Олег СКУРАТОВ ОХОТА НА ВОЛКОВ
Давно порывался написать о Корчном. Но каждый раз, только начав, решительно все зачеркивал. Сомнения останавливали. И я себя спрашивал — ты что, близкий друг Виктора? Нет, отвечал я себе, хотя и знаю его с осени сорок третьего года. Правда, в те времена, когда мы общались, ни я, ни другие не замечали у него близких друзей. Виктора вполне устраивали приятели. Одни были ближе к нему, другие чуть дальше — он умел поддерживать дистанцию.
Другое сомнение — еще серьезней. Легко, мол, сегодня писать о Корчном, а когда было трудно или просто нельзя, ты пытался? Когда его шельмовали многие шахматные и околошахматные журналисты, когда вереницы подписей появлялись под подметными письмами и заявлениями, ты возразил открыто?

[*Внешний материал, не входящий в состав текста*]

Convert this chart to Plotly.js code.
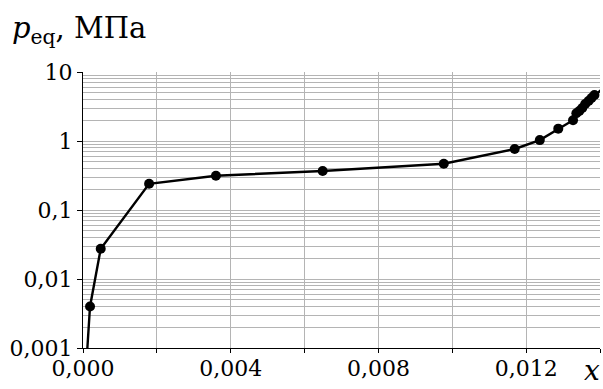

Нет, не возразил, помалкивал...
Беда нашего поколения (впрочем, уже нескольких) в том, что под прессом порочной идеологии одни сами научились врать, другие — делать вид, что ничего не происходит. Когда Корчной в 1976 году остался в Голландии, первые сразу же взялись за перо и с лакейской угодливостью устремились излагать даже не свои мысли, а мнение «далековышестоящих». Увы, не на высоте оказались тогда Шахматная федерация страны и Спорткомитет. Непреклонные установки каскадом падали сверху. На примере Корчного нам всем хотели вбить в голову — так будет со всяким...
Другие же в это время молчали, потрясенные происходящим. Любой, кто только попытался бы что-то сказать в защиту, был бы смят и раздавлен. Причем защитникам Корчного пришлось бы хуже, чем самому Корчному — тот-то был уже за границей.
Я не написал о нем ни одной хулительной строчки. Хотя именно в тот год работал в еженедельнике «64» и получил не одно, а несколько заданий на эту тему. Но я не чувствую себя героем. Мы все повинны перед Корчным. И кто его обливал грязью, и кто, читая эту грязь, презрительно молчал.
...На Фонтанке гремел артобстрел, когда мы с Виктором сели за свою первую шахматную партию в ленинградском Дворце пионеров. Произошло это так.
Вместе с блокадным другом Геннадием Дымовым мы увидели удивительное объявление. У стены Аничкова дворца, покрытого, как оспой, выбоинами от осколков, стояла фанерная доска. Несколько раз мы перечитали карандашную надпись: «Прием школьников в открытый чемпионат Ленинграда проводится в понедельник. Руководитель шахматного кружка А. Модель».
Поразмыслив, мы предположили, что под словом «школьники» подразумевается школьный возраст и нас, работяг-тележников, тоже возьмут. Но что означало «открытый чемпионат»?
— Это когда приезжают из других городов,— сказал всезнающий Дымов. Но к нам это не подходило. У нас была блокада. Смысл слов «открытый чемпионат» разъяснился позже — все пришедшие во дворец блокадные мальчишки были допущены к игре. Участников разделили на восьмушки, и битва началась! Выиграв в первом туре, я в самом радостном настроении сел и за следующую партию. Моим соперником был худенький черноволосый мальчик в аккуратном ватнике. Играли мы в подвале дворца, холод был адский, но «зал» заброшенного бомбоубежища казался нам просто божественным.
Помню, на меня произвела впечатление запись партии, которую партнер четко вел в школьной тетради. С интересом следил я за знаками шахматной нотации. В результате этого (так мне искренне казалось!) проиграл таинственный пешечный эндшпиль.
Хмурый как туча подошел к Моделю:
Проиграл!
А кому?
Я снова заглянул в тетрадку и прочел фамилию соперника:
— Какому-то Корчному! — сказал с досадой.
Мальчик в ватнике сердито глянул в мою сторону... Он долго еще не прощал мне этого нечаянного словечка — «какому-то». В двенадцать лет Виктор имел уже обостренное чувство достоинства. Немного раньше он сблизился с моим другом Дымовым, а поскольку я постоянно находился рядом, то пришлось Виктору позабыть эту обиду.
Еще одно случайное обстоятельство помогло наладить знакомство. Как-то, возвращаясь с очередного тура, мы с удивлением обнаружили, что оба живем на Некрасовской улице, в нескольких домах друг от друга. Пережить блокаду на одной улице — это ли не повод для мальчишеской дружбы!
В период гонений на Корчного вдруг «выяснилось», что у него исключительно «желчный, раздражительный характер». В книге А. Карпова и А. Рошаля «Девятая вертикаль» речь идет даже о «комплексе Сальери», помноженном на необъективность.